## Extracted material
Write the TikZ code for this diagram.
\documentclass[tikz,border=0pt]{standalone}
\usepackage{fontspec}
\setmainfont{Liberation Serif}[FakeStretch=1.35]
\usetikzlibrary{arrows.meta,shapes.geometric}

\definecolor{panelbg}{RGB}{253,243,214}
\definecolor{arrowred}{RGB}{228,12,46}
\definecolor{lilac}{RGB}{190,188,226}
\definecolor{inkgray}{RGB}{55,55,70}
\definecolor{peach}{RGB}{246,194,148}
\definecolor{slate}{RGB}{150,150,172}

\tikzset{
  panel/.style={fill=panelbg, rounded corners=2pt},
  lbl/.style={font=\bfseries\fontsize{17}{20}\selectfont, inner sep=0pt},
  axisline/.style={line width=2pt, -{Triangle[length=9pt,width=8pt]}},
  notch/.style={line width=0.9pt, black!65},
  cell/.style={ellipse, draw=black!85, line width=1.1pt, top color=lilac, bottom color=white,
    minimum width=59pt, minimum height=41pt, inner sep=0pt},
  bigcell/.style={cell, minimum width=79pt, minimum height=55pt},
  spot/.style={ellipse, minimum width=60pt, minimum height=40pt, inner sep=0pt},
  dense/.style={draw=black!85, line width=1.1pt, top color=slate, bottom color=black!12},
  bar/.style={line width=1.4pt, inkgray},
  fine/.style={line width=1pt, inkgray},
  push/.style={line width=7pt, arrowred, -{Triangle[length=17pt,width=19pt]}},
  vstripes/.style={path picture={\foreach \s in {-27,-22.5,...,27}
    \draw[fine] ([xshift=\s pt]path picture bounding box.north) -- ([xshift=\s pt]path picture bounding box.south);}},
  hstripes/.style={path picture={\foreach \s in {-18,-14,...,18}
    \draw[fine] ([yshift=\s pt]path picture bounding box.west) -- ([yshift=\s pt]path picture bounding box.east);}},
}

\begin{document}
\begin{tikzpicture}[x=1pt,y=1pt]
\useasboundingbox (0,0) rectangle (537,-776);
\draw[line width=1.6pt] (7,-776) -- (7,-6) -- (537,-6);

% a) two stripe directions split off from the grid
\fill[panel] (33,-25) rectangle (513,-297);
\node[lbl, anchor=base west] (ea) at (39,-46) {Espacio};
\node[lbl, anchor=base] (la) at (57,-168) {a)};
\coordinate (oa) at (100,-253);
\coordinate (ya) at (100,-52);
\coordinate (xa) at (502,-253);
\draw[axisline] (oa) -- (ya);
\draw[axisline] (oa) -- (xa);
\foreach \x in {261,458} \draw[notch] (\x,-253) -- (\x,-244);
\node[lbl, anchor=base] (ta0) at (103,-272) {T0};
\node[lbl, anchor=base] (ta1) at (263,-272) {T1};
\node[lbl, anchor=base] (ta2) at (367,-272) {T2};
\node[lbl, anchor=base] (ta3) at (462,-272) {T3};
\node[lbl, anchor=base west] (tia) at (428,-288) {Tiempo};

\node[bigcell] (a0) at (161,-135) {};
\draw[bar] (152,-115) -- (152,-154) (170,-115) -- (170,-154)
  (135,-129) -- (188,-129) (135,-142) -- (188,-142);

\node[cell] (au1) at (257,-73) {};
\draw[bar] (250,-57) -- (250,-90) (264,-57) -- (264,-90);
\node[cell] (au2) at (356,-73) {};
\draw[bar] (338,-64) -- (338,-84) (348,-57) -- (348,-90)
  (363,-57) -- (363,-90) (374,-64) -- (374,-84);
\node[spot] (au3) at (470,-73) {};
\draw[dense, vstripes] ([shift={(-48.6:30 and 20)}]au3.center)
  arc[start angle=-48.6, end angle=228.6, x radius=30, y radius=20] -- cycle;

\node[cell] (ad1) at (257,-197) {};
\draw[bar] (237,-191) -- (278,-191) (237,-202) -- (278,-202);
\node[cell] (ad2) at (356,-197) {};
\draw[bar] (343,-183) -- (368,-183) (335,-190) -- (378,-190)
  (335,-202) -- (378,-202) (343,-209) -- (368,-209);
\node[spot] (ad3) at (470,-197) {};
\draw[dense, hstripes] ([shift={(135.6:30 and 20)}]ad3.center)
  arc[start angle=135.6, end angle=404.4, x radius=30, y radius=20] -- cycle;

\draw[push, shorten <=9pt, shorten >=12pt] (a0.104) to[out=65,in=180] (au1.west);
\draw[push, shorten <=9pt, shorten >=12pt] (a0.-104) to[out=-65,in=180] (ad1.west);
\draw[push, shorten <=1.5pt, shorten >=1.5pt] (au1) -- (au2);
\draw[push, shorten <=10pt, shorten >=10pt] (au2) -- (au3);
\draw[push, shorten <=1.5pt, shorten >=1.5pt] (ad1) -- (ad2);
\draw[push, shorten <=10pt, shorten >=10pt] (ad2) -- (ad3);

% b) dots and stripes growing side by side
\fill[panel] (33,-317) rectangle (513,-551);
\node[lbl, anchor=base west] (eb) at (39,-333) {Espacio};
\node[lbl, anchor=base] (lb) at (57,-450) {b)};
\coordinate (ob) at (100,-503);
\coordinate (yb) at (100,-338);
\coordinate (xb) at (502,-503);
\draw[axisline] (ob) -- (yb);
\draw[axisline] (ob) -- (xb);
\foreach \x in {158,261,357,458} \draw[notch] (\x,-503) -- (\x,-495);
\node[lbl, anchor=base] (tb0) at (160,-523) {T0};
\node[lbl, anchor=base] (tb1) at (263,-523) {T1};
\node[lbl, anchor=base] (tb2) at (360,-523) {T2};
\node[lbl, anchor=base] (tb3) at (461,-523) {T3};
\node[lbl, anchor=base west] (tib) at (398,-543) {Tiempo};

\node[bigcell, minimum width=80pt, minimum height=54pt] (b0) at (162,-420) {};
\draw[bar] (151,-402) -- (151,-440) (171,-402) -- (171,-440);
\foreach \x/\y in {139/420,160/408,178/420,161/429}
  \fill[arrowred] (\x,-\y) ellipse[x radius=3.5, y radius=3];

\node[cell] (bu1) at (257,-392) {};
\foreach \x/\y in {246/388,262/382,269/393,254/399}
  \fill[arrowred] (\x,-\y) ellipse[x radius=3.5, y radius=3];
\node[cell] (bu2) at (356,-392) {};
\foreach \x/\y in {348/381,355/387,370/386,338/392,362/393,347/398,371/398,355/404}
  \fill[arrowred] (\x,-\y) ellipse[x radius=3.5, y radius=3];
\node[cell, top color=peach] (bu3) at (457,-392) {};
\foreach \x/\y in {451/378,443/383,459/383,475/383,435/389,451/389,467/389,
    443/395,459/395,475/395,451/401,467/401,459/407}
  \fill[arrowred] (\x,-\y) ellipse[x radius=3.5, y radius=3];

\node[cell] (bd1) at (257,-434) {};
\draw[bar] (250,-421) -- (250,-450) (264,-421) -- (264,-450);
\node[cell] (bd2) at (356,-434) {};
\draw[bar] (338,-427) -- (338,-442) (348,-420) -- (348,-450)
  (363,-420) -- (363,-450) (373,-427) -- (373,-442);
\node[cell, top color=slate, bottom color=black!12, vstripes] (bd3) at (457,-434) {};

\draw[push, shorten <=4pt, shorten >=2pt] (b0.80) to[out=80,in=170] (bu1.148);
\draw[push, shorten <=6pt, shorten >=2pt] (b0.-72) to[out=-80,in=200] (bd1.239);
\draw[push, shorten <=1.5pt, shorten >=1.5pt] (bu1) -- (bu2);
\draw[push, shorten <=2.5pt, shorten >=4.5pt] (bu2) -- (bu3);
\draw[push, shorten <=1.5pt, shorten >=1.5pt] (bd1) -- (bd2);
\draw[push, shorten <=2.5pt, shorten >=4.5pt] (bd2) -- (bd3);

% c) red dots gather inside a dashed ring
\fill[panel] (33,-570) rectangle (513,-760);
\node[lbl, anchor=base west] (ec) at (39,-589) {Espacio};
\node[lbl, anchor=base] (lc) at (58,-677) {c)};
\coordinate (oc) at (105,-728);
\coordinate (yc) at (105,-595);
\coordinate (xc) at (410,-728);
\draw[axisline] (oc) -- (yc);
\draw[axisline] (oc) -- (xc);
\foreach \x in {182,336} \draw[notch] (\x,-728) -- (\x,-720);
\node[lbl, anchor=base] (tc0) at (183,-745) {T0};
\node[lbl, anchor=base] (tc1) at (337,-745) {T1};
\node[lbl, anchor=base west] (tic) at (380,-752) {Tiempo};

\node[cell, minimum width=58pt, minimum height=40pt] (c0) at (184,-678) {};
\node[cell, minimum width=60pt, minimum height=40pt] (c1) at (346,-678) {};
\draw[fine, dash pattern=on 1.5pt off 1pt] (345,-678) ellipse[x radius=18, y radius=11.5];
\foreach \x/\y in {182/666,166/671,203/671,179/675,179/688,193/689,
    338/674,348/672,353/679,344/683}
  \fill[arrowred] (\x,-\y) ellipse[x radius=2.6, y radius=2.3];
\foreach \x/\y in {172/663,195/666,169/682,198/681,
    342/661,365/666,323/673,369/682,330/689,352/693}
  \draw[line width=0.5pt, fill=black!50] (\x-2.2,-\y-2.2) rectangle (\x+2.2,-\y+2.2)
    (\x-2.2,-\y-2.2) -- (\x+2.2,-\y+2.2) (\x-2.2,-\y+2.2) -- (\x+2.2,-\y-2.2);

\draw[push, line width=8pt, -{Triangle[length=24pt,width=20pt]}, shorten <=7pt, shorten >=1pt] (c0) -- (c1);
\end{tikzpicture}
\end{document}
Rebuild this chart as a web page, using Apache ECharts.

## Task instructions
Output exactly the leading lines of the data, up to and including the line marked by "(7,-6) -- (537,-6);".

## Answer to this exercise
Write the TikZ code for this diagram.
\documentclass[tikz,border=0pt]{standalone}
\usepackage{fontspec}
\setmainfont{Liberation Serif}[FakeStretch=1.35]
\usetikzlibrary{arrows.meta,shapes.geometric}

\definecolor{panelbg}{RGB}{253,243,214}
\definecolor{arrowred}{RGB}{228,12,46}
\definecolor{lilac}{RGB}{190,188,226}
\definecolor{inkgray}{RGB}{55,55,70}
\definecolor{peach}{RGB}{246,194,148}
\definecolor{slate}{RGB}{150,150,172}

\tikzset{
  panel/.style={fill=panelbg, rounded corners=2pt},
  lbl/.style={font=\bfseries\fontsize{17}{20}\selectfont, inner sep=0pt},
  axisline/.style={line width=2pt, -{Triangle[length=9pt,width=8pt]}},
  notch/.style={line width=0.9pt, black!65},
  cell/.style={ellipse, draw=black!85, line width=1.1pt, top color=lilac, bottom color=white,
    minimum width=59pt, minimum height=41pt, inner sep=0pt},
  bigcell/.style={cell, minimum width=79pt, minimum height=55pt},
  spot/.style={ellipse, minimum width=60pt, minimum height=40pt, inner sep=0pt},
  dense/.style={draw=black!85, line width=1.1pt, top color=slate, bottom color=black!12},
  bar/.style={line width=1.4pt, inkgray},
  fine/.style={line width=1pt, inkgray},
  push/.style={line width=7pt, arrowred, -{Triangle[length=17pt,width=19pt]}},
  vstripes/.style={path picture={\foreach \s in {-27,-22.5,...,27}
    \draw[fine] ([xshift=\s pt]path picture bounding box.north) -- ([xshift=\s pt]path picture bounding box.south);}},
  hstripes/.style={path picture={\foreach \s in {-18,-14,...,18}
    \draw[fine] ([yshift=\s pt]path picture bounding box.west) -- ([yshift=\s pt]path picture bounding box.east);}},
}

\begin{document}
\begin{tikzpicture}[x=1pt,y=1pt]
\useasboundingbox (0,0) rectangle (537,-776);
\draw[line width=1.6pt] (7,-776) -- (7,-6) -- (537,-6);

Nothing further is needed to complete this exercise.